On en vient alors au petit jeu sémantique initié au tout début de ce billet. Pour Nougaro, c'est "il y avait une ville". Je pense qu'avec ce que j'ai essayé d'expliquer plus haut, vous voyez le lien, l'incroyable impression de disparition éclair de Detroit, comme frappée par un rayon mortifère... Mais, pour Thomas B. Reverdy, c'est "Il était une ville". Un auxiliaire qui change bien des choses.
Et qui se justifie là encore dans le texte du roman. Et si, finalement, on était dans un conte ? Un conte gothique, dans un univers digne des frères Grimm, avec un univers oppressant et effrayant et son croquemitaine. Je n'ai pas parlé de ce dernier, je vous laisserai le découvrir, mais il existe bien. Il ne s'agit pas d'un ogre, d'un loup-garou, d'un zombie ou autre, mais d'un être comme vous et moi.
Un personnage qui va s'assimiler à un conte populaire, celui du joueur de flûte de Hamelin. A plusieurs reprises, cette idée revient en guise d'explication à l'hémorragie de cette population ayant abandonné le centre-ville en laissant presque tout derrière elle. Plus particulièrement, ce sont les innombrables disparitions d'enfants qui font naître cette idée du joueur de flûtes...
Dans ce roman où la neige, le froid et la nuit tiennent une place importante, ajoutant au côté apocalyptique de l'histoire, il y a énormément d'impuissance. Le drame se déroule sous nos yeux, mais ce n'est qu'une des séquelles, une radicelle, du drame central qui a fait de Detroit un amas de ruines mortes-vivantes.
Mais, on a aussi des personnages qui ne baissent jamais les bras. Croient-ils encore à quelque chose, en Dieu, au bien et au mal, à n'importe quel discours qu'on pourrait leur servir ? Possible, mais surtout, je crois qu'ils croient tous profondément en l'humanité. Ils la croient capables de surmonter ce malheur et, pourquoi pas, recréer autre chose. Se rebâtir une existence.

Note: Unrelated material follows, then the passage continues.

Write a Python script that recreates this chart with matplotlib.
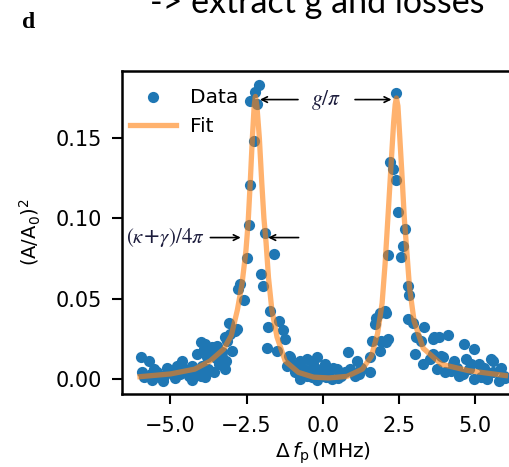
import matplotlib
matplotlib.use("Agg")
import matplotlib.pyplot as plt

data_x = [-5.97, -5.70, -5.92, -5.86, -5.54, -5.37, -5.26, -5.10, -4.93, -4.77, -4.61, -4.50, -4.28,
          -4.01, -4.12, -3.90, -3.79, -4.01, -3.58, -3.63, -3.46, -3.30, -3.19, -3.14, -3.03, -2.97,
          -3.08, -2.87, -3.87, -3.65, -3.32,
          -5.80, -5.65, -5.45, -5.20, -5.00, -4.85, -4.70, -4.40, -4.20, -3.95, -3.75, -3.40, -4.60,
          -5.60, -4.30, -3.85, -3.50, -3.20,
          -2.10, -2.21, -2.38, -2.15, -2.27, -2.38, -2.43, -1.89, -1.61, -2.48, -2.02, -1.97, -2.72,
          -2.78, -2.58, -1.72, -1.42, -1.31, -1.78, -1.83, -2.83, -3.22, -1.50, -1.23, -1.07, -0.96,
          -1.18,
          -0.74, -0.52, -0.31, -0.85, -0.63, -1.12, -0.20, 0.08, 0.84, 0.46, 0.73, 1.27, 1.55, 1.62,
          1.71, 1.76, -0.91, -0.74, -0.36, 0.29, 1.05, 0.35, 1.11, 1.55, 1.93, 2.09, 1.87, 1.87, 2.09,
          -0.50, -0.10, 0.10, 0.50, -0.20, 0.20, 0.60, 0.90, -0.40, 1.20, -0.05,
          2.42, 2.20, 2.31, 2.42, 2.47, 2.69, 2.63, 2.14, 2.58, 2.80, 2.85, 2.80, 2.04, 2.14, 3.07,
          3.34, 3.67, 4.10, 3.02, 3.51, 3.89, 4.65, 4.98, 4.32, 4.87, 5.52, 5.85, 4.00, 4.98, 5.41,
          5.79, 2.96, 3.24, 3.61, 3.83, 3.61, 3.94, 4.27, 4.71, 5.14, 5.58, 4.49, 5.36,
          4.20, 4.60, 5.20, 5.60, 5.95, 4.40, 3.75, 3.30, 4.80, 5.30, 6.00]
data_y = [0.0137, 0.0110, 0.0040, 0.0008, 0.0060, 0.0008, -0.0013, 0.0070, 0.0030, 0.0080, 0.0110, 0.0050, 0.0080,
          0.0227, 0.0154, 0.0186, 0.0133, 0.0019, 0.0040, 0.0196, 0.0206, 0.0164, 0.0112, 0.0237, 0.0280, 0.0175,
          0.0350, 0.0300, 0.0217, 0.0154, 0.0133,
          0.0020, 0.0030, 0.0040, 0.0020, 0.0040, 0.0005, 0.0030, 0.0020, 0.0040, 0.0080, 0.0060, 0.0090, 0.0065,
          -0.0010, -0.0005, 0.0010, 0.0130, 0.0060,
          0.1830, 0.1790, 0.1730, 0.1710, 0.1480, 0.1210, 0.0960, 0.0910, 0.0780, 0.0750, 0.0650, 0.0580, 0.0590,
          0.0560, 0.0490, 0.0420, 0.0360, 0.0305, 0.0320, 0.0190, 0.0310, 0.0260, 0.0175, 0.0250, 0.0133, 0.0092,
          0.0080,
          0.0110, 0.0123, 0.0092, 0.0050, 0.0060, 0.0144, 0.0133, 0.0092, 0.0164, 0.0060, 0.0040, 0.0070, 0.0040, 0.0237,
          0.0340, 0.0380, 0.0040, 0.0000, 0.0008, 0.0000, 0.0020, 0.0070, 0.0110, 0.0133, 0.0237, 0.0227, 0.0175, 0.0410, 0.0410,
          0.0020, 0.0030, 0.0010, 0.0005, -0.0010, 0.0040, 0.0020, 0.0060, 0.0050, 0.0030, 0.0060,
          0.1780, 0.1350, 0.1310, 0.1240, 0.1040, 0.0935, 0.0830, 0.0770, 0.0760, 0.0580, 0.0520, 0.0370, 0.0425, 0.0250, 0.0260,
          0.0320, 0.0260, 0.0270, 0.0154, 0.0123, 0.0144, 0.0217, 0.0186, 0.0110, 0.0092, 0.0123, 0.0070, 0.0040, 0.0000, 0.0000,
          -0.0013, 0.0350, 0.0237, 0.0250, 0.0260, 0.0154, 0.0133, 0.0092, 0.0123, 0.0092, 0.0110, 0.0020, 0.0030,
          0.0050, 0.0030, 0.0010, 0.0040, 0.0020, 0.0070, 0.0060, 0.0090, 0.0060, 0.0065, 0.0005]

# fitted curve
fit_x = [-6.0, -5.0, -4.2, -3.7, -3.25, -3.0, -2.8, -2.65, -2.52, -2.45, -2.38, -2.31, -2.25, -2.21,
         -2.16, -2.08, -2.0, -1.93, -1.86, -1.78, -1.67, -1.5, -1.23, -0.8, -0.3, 0.2, 0.8, 1.3, 1.6,
         1.8, 1.95, 2.05, 2.15, 2.25, 2.33, 2.38, 2.42, 2.47, 2.53, 2.6, 2.68, 2.76, 2.85, 3.0, 3.3,
         3.9, 4.8, 6.0]
fit_y = [0.0013, 0.003, 0.006, 0.011, 0.0185, 0.027, 0.043, 0.059, 0.080, 0.097, 0.122, 0.150, 0.170, 0.176,
         0.170, 0.150, 0.122, 0.100, 0.085, 0.063, 0.043, 0.026, 0.011, 0.004, 0.001, 0.0005, 0.0015, 0.006, 0.014,
         0.028, 0.047, 0.072, 0.103, 0.135, 0.160, 0.171, 0.175, 0.170, 0.151, 0.128, 0.100, 0.080, 0.057, 0.036, 0.019,
         0.009, 0.005, 0.002]

xticks = [-5.0, -2.5, 0.0, 2.5, 5.0]
yticks = [0.00, 0.05, 0.10, 0.15]

fig = plt.figure(figsize=(5.1, 4.67), dpi=100, facecolor='white')

# slide leftovers: cut-off title and panel letter
fig.text(150/510, 1 - 13/467, '-> extract g and losses', fontsize=24.5, family='Lato',
         ha='left', va='baseline', color='black')
fig.text(22/510, 1 - 28/467, 'd', fontsize=17, family='Liberation Serif', weight='bold',
         ha='left', va='baseline')

ax = fig.add_axes([121.7/510, 1 - 394/467, 402/510, 323.3/467])
ax.scatter(data_x, data_y, s=65, color='tab:blue', label='Data', zorder=2, linewidths=0)
ax.plot(fit_x, fit_y, color='tab:orange', alpha=0.6, lw=3.8, label='Fit', zorder=3)

ax.set_xlim(-6.6, 6.6)
ax.set_ylim(-0.0095, 0.192)
ax.set_xticks(xticks)
ax.set_yticks(yticks)
ax.set_xticklabels(['%.1f' % t if t >= 0 else '\u2212%.1f' % -t for t in xticks])
ax.set_yticklabels(['%.2f' % t for t in yticks])
ax.tick_params(labelsize=15, length=7, width=1.5)
ax.tick_params(axis='x', pad=9)
ax.tick_params(axis='y', pad=7)
for s in ax.spines.values():
    s.set_linewidth(1.8)

ax.set_xlabel(r'$\Delta\,f_\mathrm{p}\,$(MHz)', fontsize=14.5, labelpad=3)
ax.set_ylabel(r'$\mathregular{(A/A_0)^2}$', fontsize=14, labelpad=9)

ax.legend(loc='upper left', bbox_to_anchor=(0.0, 1 - 9/323.3), borderaxespad=0,
          frameon=False, fontsize=14.5, handlelength=2.3, labelspacing=0.5,
          handletextpad=0.7)

# annotations
arr = dict(arrowstyle='->', color='black', lw=1.2)
ax.annotate('', xy=(-2.15, 0.174), xytext=(-0.72, 0.174), arrowprops=arr)
ax.annotate('', xy=(2.35, 0.174), xytext=(0.97, 0.174), arrowprops=arr)
ax.text(0.12, 0.174, r'$g/\pi$', fontsize=15.5, math_fontfamily='stix',
        ha='center', va='center', color='#1c1c3c')
ax.annotate('', xy=(-2.6, 0.088), xytext=(-3.78, 0.088), arrowprops=arr)
ax.annotate('', xy=(-1.88, 0.088), xytext=(-0.7, 0.088), arrowprops=arr)
ax.text(-3.86, 0.088, r'$(\kappa$+$\gamma)/4\pi$', fontsize=15, math_fontfamily='stix',
        ha='right', va='center', color='#1c1c3c')

plt.savefig('out.png', dpi=100, facecolor=fig.get_facecolor())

J'ai découvert Thomas B. Reverdy avec ce roman, je n'avais pas été attiré par "les évaporés", son plus grand succès jusqu'ici. Un tort, peut-être, il faudrait que je me penche plus sérieusement sur la question. Car cet exercice de style entre réalité et horreur, les deux sachant parfaitement se côtoyer de près, hélas, m'a fait passer un bon moment de lecture.